Saturday, August 6, 2011

Reality sets in

Since returning from Labrador I have taken out four different beginner clients.  One to the Swift River and three to the Saco and Ellis Rivers.  Now I know what sports commentators mean when they say, "[insert name of all-time great star]____________ plays a different game than the rest of us."  Well, Labrador is different brook trout fishing than anything I have previously experienced.  Am I "ruined" for local fishing?  I don't think so.  It is still fun and rewarding, but definitely different.  There are contrasts in the size of fish, the remoteness and "pristineness" of the rivers, but after you get past the scale of things, it is still fly fishing. Still fun. Still connects you to the environment and still done in beautiful places.  Also, the folks that learned how to fly fish and caught their first trout on a fly were just as excited (maybe more so!) than I was catching 5+ pound brook trout in Labrador.
And just like I was out of my familiar locale in Labrador, these folks were far from their homes in Frankfurt, Germany, Brooklyn, NY and Cleveland, OH.  To them, our New England trout streams are  exotic, pristine and beautiful, and their enthusiasm and wonder are contagious.  Not a bad version of reality, huh?
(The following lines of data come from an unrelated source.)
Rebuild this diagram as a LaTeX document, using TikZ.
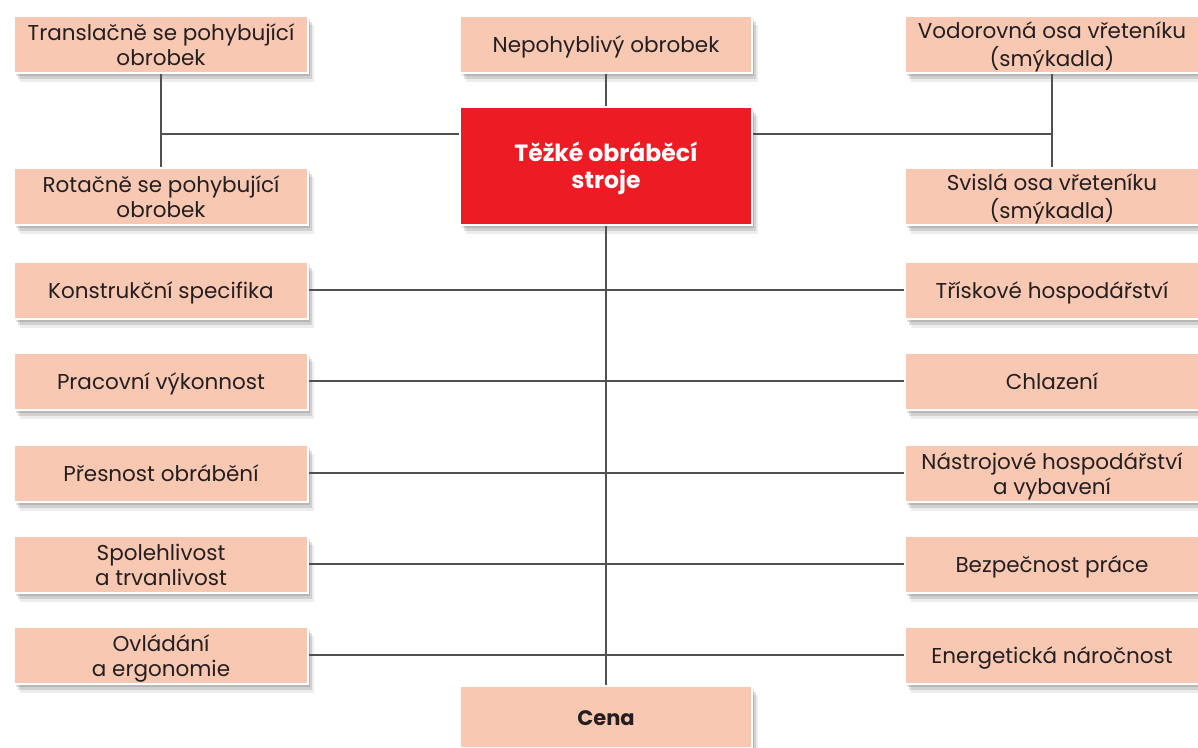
\documentclass[tikz,border=0pt]{standalone}
\usepackage{fontspec}
\setmainfont{Poppins}
\usetikzlibrary{shadows}
\definecolor{peach}{HTML}{F9C8B2}
\definecolor{hred}{HTML}{ED1C24}
\definecolor{ink}{HTML}{231F20}
\definecolor{conn}{HTML}{505050}
\newcommand\boxtext[1]{\raisebox{-3.5pt}[\height][\depth]{\begin{tabular}{@{}c@{}}#1\end{tabular}}}
\begin{document}
\begin{tikzpicture}[x=1pt,y=-1pt,
  softshadow/.style={
     drop shadow={shadow xshift=2pt,shadow yshift=-3pt,opacity=0.12,fill=black},
     drop shadow={shadow xshift=4pt,shadow yshift=-6pt,opacity=0.12,fill=black},
     drop shadow={shadow xshift=6pt,shadow yshift=-9pt,opacity=0.07,fill=black}},
  box/.style={fill=peach,draw=white,line width=2pt,minimum width=294pt,minimum height=57pt,
     font=\fontsize{21.5}{25}\selectfont,text=ink,inner sep=0pt,softshadow},
  redbox/.style={box,fill=hred,minimum height=118pt,text=white,font=\fontsize{23.5}{27}\selectfont\bfseries},
  conline/.style={draw=conn,line width=1.4pt}]
\useasboundingbox (0,0) rectangle (1198,747);
\fill[white] (0,0) rectangle (1198,747);
% left column
\node[box] (trans) at (161,44) {\boxtext{Translačně se pohybující\\obrobek}};
\node[box] (rot) at (161,196) {\boxtext{Rotačně se pohybující\\obrobek}};
\node[box] (konst) at (161,290) {\boxtext{Konstrukční specifika}};
\node[box] (prac) at (161,381) {\boxtext{Pracovní výkonnost}};
\node[box] (pres) at (161,473) {\boxtext{Přesnost obrábění}};
\node[box] (spol) at (161,564) {\boxtext{Spolehlivost\\a trvanlivost}};
\node[box] (ovl) at (161,655) {\boxtext{Ovládání\\a ergonomie}};
% center
\node[box,minimum width=292pt] (nep) at (606,44) {\boxtext{Nepohyblivý obrobek}};
\node[redbox,minimum width=292pt] (tos) at (606,166) {\boxtext{Těžké obráběcí\\stroje}};
\node[box,minimum width=292pt,minimum height=62pt,font=\fontsize{21}{24}\selectfont\bfseries] (cena) at (606,717) {\boxtext{Cena}};
% right column
\node[box] (vod) at (1052,44) {\boxtext{Vodorovná osa vřeteníku\\(smýkadla)}};
\node[box] (svi) at (1052,196) {\boxtext{Svislá osa vřeteníku\\(smýkadla)}};
\node[box] (tris) at (1052,290) {\boxtext{Třískové hospodářství}};
\node[box] (chl) at (1052,381) {\boxtext{Chlazení}};
\node[box] (nas) at (1052,473) {\boxtext{Nástrojové hospodářství\\a vybavení}};
\node[box] (bez) at (1052,564) {\boxtext{Bezpečnost práce}};
\node[box] (ene) at (1052,655) {\boxtext{Energetická náročnost}};
% connectors
\coordinate (lj) at (161,134);
\coordinate (rj) at (1051,134);
\draw[conline] (trans.south) -- (rot.north);
\draw[conline] (vod.south) -- (svi.north);
\draw[conline] (lj) -- (lj -| tos.west);
\draw[conline] (rj) -- (rj -| tos.east);
\draw[conline] (nep.south) -- (tos.north);
\draw[conline] (tos.south) -- (cena.north);
\draw[conline] (konst.east) -- (tris.west);
\draw[conline] (prac.east) -- (chl.west);
\draw[conline] (pres.east) -- (nas.west);
\draw[conline] (spol.east) -- (bez.west);
\draw[conline] (ovl.east) -- (ene.west);
\end{tikzpicture}
\end{document}
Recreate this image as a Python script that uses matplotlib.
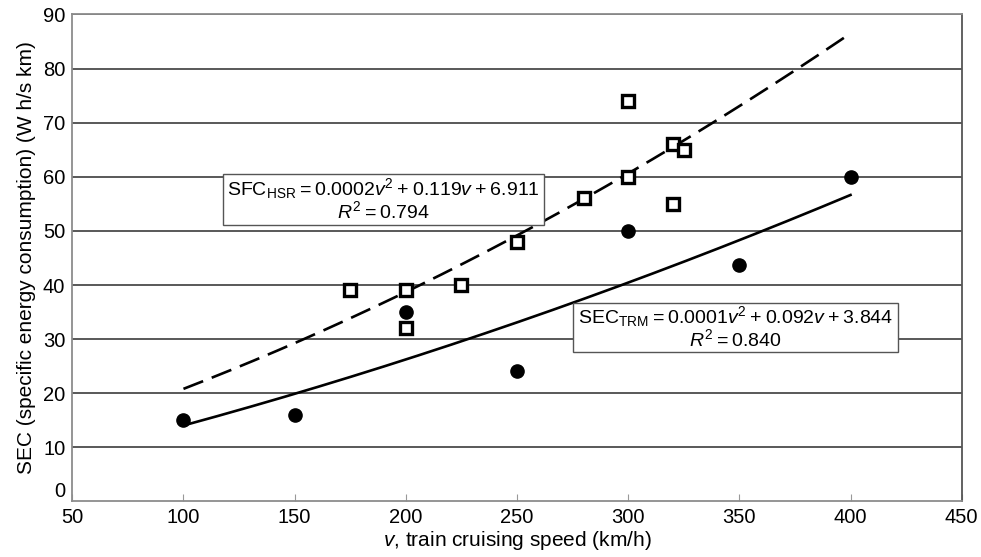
import numpy as np
import matplotlib.pyplot as plt
from matplotlib.patches import Rectangle

plt.rcParams['font.family'] = 'Liberation Sans'
plt.rcParams['mathtext.fontset'] = 'custom'
plt.rcParams['mathtext.rm'] = 'Liberation Sans'
plt.rcParams['mathtext.it'] = 'Liberation Sans:italic'

# high speed rail measurements (squares)
hsr_v = [175, 200, 200, 225, 250, 280, 300, 300, 320, 325, 320]
hsr_sec = [39, 39, 32, 40, 48, 56, 74, 60, 66, 65, 55]

# conventional train measurements (dots)
trm_v = [100, 150, 200, 250, 300, 350, 400]
trm_sec = [15, 16, 35, 24.2, 50, 43.7, 60]

# quadratic fits
hsr_coef = [0.0002, 0.119, 6.911]
trm_coef = [0.0001, 0.092, 3.844]

fig = plt.figure(figsize=(9.81, 5.57), dpi=100)
ax = fig.add_axes([0.0737, 0.0997, 0.9066, 0.8743])

for y in range(10, 100, 10):
    ax.axhline(y, color='#3c3c3c', lw=1.2, zorder=1)

vv = np.linspace(100, 400, 200)
ax.plot(vv, np.polyval(hsr_coef, vv), color='black', lw=1.9,
        dashes=(8, 3.5), zorder=2)
ax.plot(vv, np.polyval(trm_coef, vv), color='black', lw=1.9, zorder=2)

ax.plot(hsr_v, hsr_sec, 's', ms=8.5, mfc='white', mec='black', mew=2.4,
        zorder=3)
ax.plot(trm_v, trm_sec, 'o', ms=9.5, color='black', zorder=3)

# equation boxes
ax.add_patch(Rectangle((117.6, 51.1), 144.5, 9.4, fc='white', ec='#555555',
                       lw=1.0, zorder=4))
ax.add_patch(Rectangle((275.3, 27.6), 146.2, 9.1, fc='white', ec='#555555',
                       lw=1.0, zorder=4))
sp = '\u2009'
ax.text(189.9, 55.8,
        f'SFC$_{{\\mathrm{{HSR}}}}${sp}={sp}0.0002$v^2${sp}+{sp}0.119$v${sp}+{sp}6.911'
        f'\n$R^2${sp}={sp}0.794',
        ha='center', va='center', fontsize=14, linespacing=0.95, zorder=5)
ax.text(348.4, 32.15,
        f'SEC$_{{\\mathrm{{TRM}}}}${sp}={sp}0.0001$v^2${sp}+{sp}0.092$v${sp}+{sp}3.844'
        f'\n$R^2${sp}={sp}0.840',
        ha='center', va='center', fontsize=14, linespacing=0.95, zorder=5)

ax.set_xlim(50, 450)
ax.set_ylim(0, 90)
ax.set_xticks(range(50, 451, 50))
ax.set_yticks(range(0, 91, 10))
ax.tick_params(axis='x', direction='in', length=5, color='#999999',
               labelsize=14.5, pad=5)
ax.tick_params(axis='y', length=0, labelsize=14.5, pad=5)
ax.get_yticklabels()[0].set_va('bottom')
for side in ['left', 'bottom', 'right', 'top']:
    ax.spines[side].set_color('#8c8c8c')
    ax.spines[side].set_linewidth(1.3)
ax.spines['right'].set_color('#555555')

ax.set_xlabel('$v$, train cruising speed (km/h)', fontsize=15, labelpad=1)
ax.set_ylabel('SEC (specific energy consumption) (W h/s km)', fontsize=15,
              labelpad=5)

fig.savefig('out.png', dpi=100)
  1. I know what your saying. I find just as much joy in trying to fool a sunfish on a beautiful warm day when it wouldn't be wise to fish for other species. Seeing a new fly fishers smile after they have successfully executed what you taught them is one of the greatest rewards we can receive. Hope the weather was nice!

    My nephew may be playing hockey this coming season in Summerside PEI To bad there isn't any fish up there :(
    :) :)

  2. I think if you dig deep, you'll find fish in addition to PEI 'taters!

  3. I think you had a great time out there, very unique and nice fishes you have caught in the small water!